= Job File Table =

The Job File Table (JFT) is an MS-DOS data structure in the Program Segment Prefix (PSP). It starts at PSP offset 0x18 and is 20 bytes long. For each open file handle, DOS stores the index into the System File Table (SFT). A file handle that is returned by open, _open, and other similar functions is simply an index into the JFT where DOS stored the SFT entry index for the file or device that the program opened.

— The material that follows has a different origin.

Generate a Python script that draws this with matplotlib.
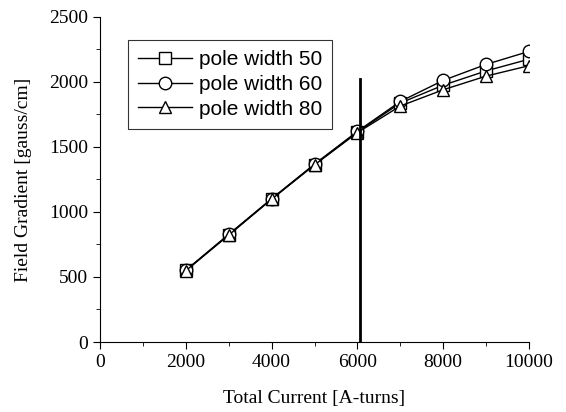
import matplotlib.pyplot as plt
from matplotlib.ticker import MultipleLocator

current = [2000, 3000, 4000, 5000, 6000, 7000, 8000, 9000, 10000]
pw50 = [550, 825, 1100, 1365, 1615, 1838, 1975, 2085, 2175]
pw60 = [552, 828, 1102, 1368, 1620, 1850, 2012, 2135, 2235]
pw80 = [548, 822, 1098, 1362, 1610, 1815, 1940, 2045, 2125]
vline_x = 6050
vline_top = 2020

plt.rcParams["font.family"] = ["Liberation Serif", "DejaVu Serif"]

fig = plt.figure(figsize=(5.66, 4.12), dpi=100)
ax = fig.add_axes([0.1767, 0.1699, 0.758, 0.789])

ax.plot(current, pw50, "-s", color="black", lw=1, ms=8, mfc="white", label="pole width 50")
ax.plot(current, pw60, "-o", color="black", lw=1, ms=9, mfc="white", label="pole width 60")
ax.plot(current, pw80, "-^", color="black", lw=1, ms=9, mfc="white", label="pole width 80")
ax.plot([vline_x, vline_x], [0, vline_top], color="black", lw=2)

ax.set_xlim(0, 10000)
ax.set_ylim(0, 2500)
ax.xaxis.set_major_locator(MultipleLocator(2000))
ax.xaxis.set_minor_locator(MultipleLocator(1000))
ax.yaxis.set_major_locator(MultipleLocator(500))
ax.yaxis.set_minor_locator(MultipleLocator(250))
ax.tick_params(which="both", direction="out", labelsize=14)
ax.tick_params(which="major", length=5)
ax.tick_params(which="minor", length=3)
ax.spines["top"].set_visible(False)
ax.spines["right"].set_visible(False)

ax.set_xlabel("Total Current [A-turns]", fontsize=14, labelpad=14)
ax.set_ylabel("Field Gradient [gauss/cm]", fontsize=14, labelpad=12)

leg = ax.legend(loc="upper left", bbox_to_anchor=(0.065, 0.93), borderaxespad=0,
                frameon=True, fancybox=False, edgecolor="black",
                prop={"family": "Liberation Sans", "size": 15},
                handlelength=2.6, handletextpad=0.3, borderpad=0.5, labelspacing=0.28)
leg.get_frame().set_linewidth(0.8)

fig.savefig("out.png", dpi=100)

When a program starts, the first 5 entries in the JFT are preconnected to the standard devices. All other handles are marked as closed by setting the value of the entry to 0xFF. The standard devices are initialised as follows:

| Handle | Description |
|---|---|
| 0 | Standard input |
| 1 | Standard output |
| 2 | Standard error |
| 3 | COM1 |
| 4 | LPT1 |

Handles 0-2 are connected to the console device. During program execution they can get modified (closed, redirected) like any other handle.

Because the size of the JFT in the PSP is limited to 20 bytes, originally only 15 files (20 minus the 5 standard devices) could be open at a time. In MS-DOS 2.0, the Extended Job File Table was introduced, which allowed up to 254 files to be opened.

As of MS-DOS 3.30, the size of the JFT can be modified with a call to INT 21h, 67h.